Looking past the thorns

All parents with adult children say it: Enjoy your kids, because they’ll be gone before you know it.

All parents in the throes of diapers, tantrums, school choices, and the craziness of early teens think it: This will never end.

And then it does.

roseMy older child is 17, and I can assure you that it’s gone by in the blink of an eye. At the same time, it seemed to pass very, very slowly. But there’s been an unexpected beauty as we move into our last school year with two kids at home: College applications.

Now you’re thinking: She’s really lost it. College applications? Beauty? All that stress of having teenagers has gotten to her.

Actually, I’ve found this beauty in just one aspect of college applications: reading my son’s essays. He’s applying to a healthy number of colleges (nowhere near the 30-40 that some students are doing these days), and each one wants essays on slightly different topics. Most of them are predictable—what makes you different? what makes you like other people? what makes you right for our college? But the best essays, my son knows, are the ones that contain very specific and memorable answers.

The process has made someone who is not usually your most reflective kid sit back and look at his experiences. Reading his essays has been illuminating for his parents. For him, writing them has challenged him to think about his education, his interests, his community, and more.

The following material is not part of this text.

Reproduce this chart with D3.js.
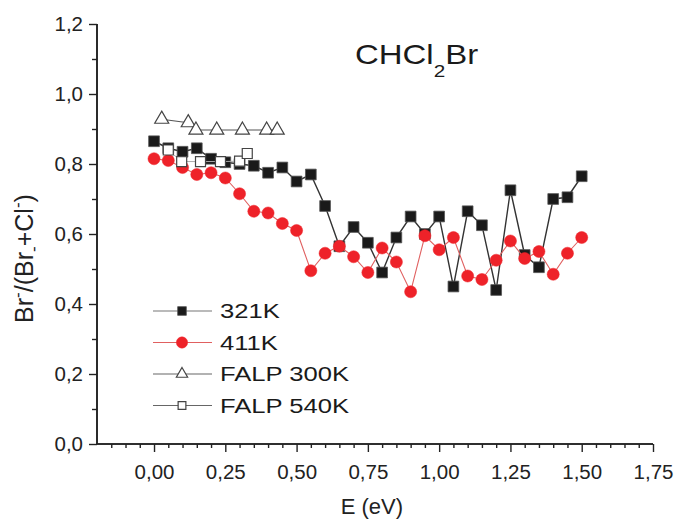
<!DOCTYPE html>
<html>
<head>
<meta charset="utf-8">
<script src="https://cdn.jsdelivr.net/npm/d3@7"></script>
<style>
  body { margin: 0; background: #fff; }
  svg { font-family: "Liberation Sans", Arial, sans-serif; }
</style>
</head>
<body>
<div id="chart"></div>
<script>
// energy grid for the two main series (eV)
const energies = [0, 0.05, 0.10, 0.15, 0.20, 0.25, 0.30, 0.35, 0.40, 0.45, 0.50, 0.55, 0.60, 0.65, 0.70, 0.75,
                  0.80, 0.85, 0.90, 0.95, 1.00, 1.05, 1.10, 1.15, 1.20, 1.25, 1.30, 1.35, 1.40, 1.45, 1.50];
const ratio321 = [0.865, 0.845, 0.835, 0.845, 0.815, 0.805, 0.80, 0.795, 0.775, 0.79, 0.75, 0.77, 0.68, 0.565, 0.62, 0.575,
                  0.49, 0.59, 0.65, 0.60, 0.65, 0.45, 0.665, 0.625, 0.44, 0.725, 0.54, 0.505, 0.70, 0.705, 0.765];
const ratio411 = [0.815, 0.81, 0.79, 0.77, 0.775, 0.76, 0.715, 0.665, 0.66, 0.63, 0.61, 0.495, 0.545, 0.565, 0.535, 0.49,
                  0.56, 0.52, 0.435, 0.595, 0.555, 0.59, 0.48, 0.47, 0.525, 0.58, 0.53, 0.55, 0.485, 0.545, 0.59];
// FALP literature points
const falp300E = [0.027, 0.12, 0.147, 0.22, 0.31, 0.395, 0.432];
const falp300V = [0.928, 0.918, 0.897, 0.897, 0.897, 0.897, 0.897];
const falp540E = [0.05, 0.097, 0.163, 0.233, 0.30, 0.327];
const falp540V = [0.84, 0.807, 0.807, 0.807, 0.808, 0.83];

const xMajor = [0, 0.25, 0.5, 0.75, 1.0, 1.25, 1.5, 1.75];
const yMajor = [0, 0.2, 0.4, 0.6, 0.8, 1.0, 1.2];
const legendLabels = ["321K", "411K", "FALP 300K", "FALP 540K"];

const width = 676, height = 520;
const svg = d3.select('#chart').append('svg')
    .attr('width', width)
    .attr('height', height);

const x = d3.scaleLinear().domain([-0.2, 1.75]).range([97, 653]);
const y = d3.scaleLinear().domain([0, 1.2]).range([444, 24]);

const comma = f => v => d3.format(f)(v).replace('.', ',');

// minor ticks every 0.05 / 0.1
const xMinor = d3.range(-0.15, 1.76, 0.05).filter(v => !xMajor.some(m => Math.abs(m - v) < 1e-6));
const yMinor = d3.range(0.1, 1.2, 0.2);

const axisColor = '#222';

// x axis
const gx = svg.append('g').attr('transform', `translate(0,${y(0)})`);
gx.append('g').call(d3.axisBottom(x).tickValues(xMinor).tickSize(4).tickFormat(''));
gx.append('g').call(d3.axisBottom(x).tickValues(xMajor).tickSize(8).tickPadding(12).tickFormat(comma('.2f')));
gx.selectAll('.domain').attr('d', `M${x(-0.2)},0H${x(1.75)}`);

// y axis
const gy = svg.append('g').attr('transform', `translate(${x(-0.2)},0)`);
gy.append('g').call(d3.axisLeft(y).tickValues(yMinor).tickSize(5).tickFormat(''));
gy.append('g').call(d3.axisLeft(y).tickValues(yMajor).tickSize(8).tickPadding(6).tickFormat(comma('.1f')));
gy.selectAll('.domain').attr('d', `M0,${y(1.2)}V${y(0)}`);

svg.selectAll('.domain').attr('stroke', axisColor).attr('stroke-width', 1.6);
svg.selectAll('.tick line').attr('stroke', axisColor).attr('stroke-width', 1.4);
svg.selectAll('.tick text').attr('font-size', 20.5).attr('fill', '#222')
    .attr('font-family', '"Liberation Sans", Arial, sans-serif');

// axis titles
svg.append('text')
    .attr('x', x(0.75) + 4).attr('y', 514)
    .attr('text-anchor', 'middle')
    .attr('font-size', 22).attr('fill', '#222')
    .text('E (eV)');

const ylab = svg.append('text')
    .attr('transform', `translate(33,${y(0.53)}) rotate(-90)`)
    .attr('text-anchor', 'middle')
    .attr('font-size', 25).attr('fill', '#222');
ylab.append('tspan').text('Br');
ylab.append('tspan').attr('dy', -10).attr('font-size', 17).text('-');
ylab.append('tspan').attr('dy', 10).text('/(Br');
ylab.append('tspan').attr('dy', 6).attr('font-size', 17).text('-');
ylab.append('tspan').attr('dy', -6).text('+Cl');
ylab.append('tspan').attr('dy', -10).attr('font-size', 17).text('-');
ylab.append('tspan').attr('dy', 10).text(')');

// title
const title = svg.append('text')
    .attr('x', 355).attr('y', 64)
    .attr('font-size', 27).attr('fill', '#1a1a1a')
    .attr('transform', 'translate(355,0) scale(1.22,1) translate(-355,0)');
title.append('tspan').text('CHCl');
title.append('tspan').attr('dy', 13).attr('font-size', 17).text('2');
title.append('tspan').attr('dy', -13).text('Br');

// series
const toPts = (xs, ys) => xs.map((e, i) => ({ e: e, v: ys[i] }));
const line = d3.line().x(d => x(d.e)).y(d => y(d.v));

const series = [
    { pts: toPts(energies, ratio321), lineColor: '#333', lineWidth: 1.4,
      symbol: d3.symbolSquare, size: 115, fill: '#1a1a1a', stroke: '#555', sw: 0.8 },
    { pts: toPts(energies, ratio411), lineColor: '#e06060', lineWidth: 1.1,
      symbol: d3.symbolCircle, size: 115, fill: '#ee2229', stroke: '#ee2229', sw: 0.5 },
    { pts: toPts(falp300E, falp300V), lineColor: '#555', lineWidth: 1.1,
      symbol: d3.symbolTriangle, size: 85, fill: '#fff', stroke: '#444', sw: 1.2 },
    { pts: toPts(falp540E, falp540V), lineColor: '#aaa', lineWidth: 1,
      symbol: d3.symbolSquare, size: 100, fill: '#fff', stroke: '#444', sw: 1.2 }
];

series.forEach(s => {
    svg.append('path')
        .datum(s.pts)
        .attr('d', line)
        .attr('fill', 'none')
        .attr('stroke', s.lineColor)
        .attr('stroke-width', s.lineWidth);
    svg.append('g').selectAll('path')
        .data(s.pts)
        .enter()
        .append('path')
        .attr('transform', d => `translate(${x(d.e)},${y(d.v)})`)
        .attr('d', d3.symbol().type(s.symbol).size(s.size))
        .attr('fill', s.fill)
        .attr('stroke', s.stroke)
        .attr('stroke-width', s.sw);
});

// legend
const legendLine = ['#777', '#e06060', '#666', '#666'];
const legendSize = [75, 100, 55, 60];
const legend = svg.append('g');
legendLabels.forEach((label, i) => {
    const s = series[i];
    const ly = 311 + i * 31.5;
    legend.append('line')
        .attr('x1', 153).attr('x2', 212).attr('y1', ly).attr('y2', ly)
        .attr('stroke', legendLine[i]).attr('stroke-width', 1.2);
    legend.append('path')
        .attr('transform', `translate(182,${ly})`)
        .attr('d', d3.symbol().type(s.symbol).size(legendSize[i]))
        .attr('fill', s.fill)
        .attr('stroke', s.stroke)
        .attr('stroke-width', s.sw);
    legend.append('text')
        .attr('x', 220).attr('y', ly + 7.5)
        .attr('font-size', 21).attr('fill', '#1a1a1a')
        .attr('transform', 'translate(220,0) scale(1.22,1) translate(-220,0)')
        .text(label);
});
</script>
</body>
</html>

It’s given him a chance to write about the weirdness of Santa Cruz—how many applicants get to write about Chongo, the stuffed gorilla who is the Revivalution Party’s candidate for president?

It’s given him the chance to consider his own shortcomings—why did I resist learning math all that time? When I finally got around to committing myself to it, I found out I liked it.

And it’s given his parents a chance to see the childhood we guided him through from his perspective. I’ve learned what he remembers best from the schools he went to. I learned what he appreciates most about our agreeing to homeschool him starting in sixth grade. I learned how he sees himself as a person, and how he hopes that others will see him.

I know a lot of parents with younger children who cause themselves undue stress worrying about college. Today, I’m here to give you a little taste of how you can also enjoy it. Yes, we’re worrying about whether he’ll get into his top choice. Yes, we’re wondering whether we encouraged him to do enough to prepare. And certainly, we’re worried about how much we’re going to have to pay.

But it’s important to remember: When you’re looking at a rose, you don’t have to spend all the time focusing on the thorns.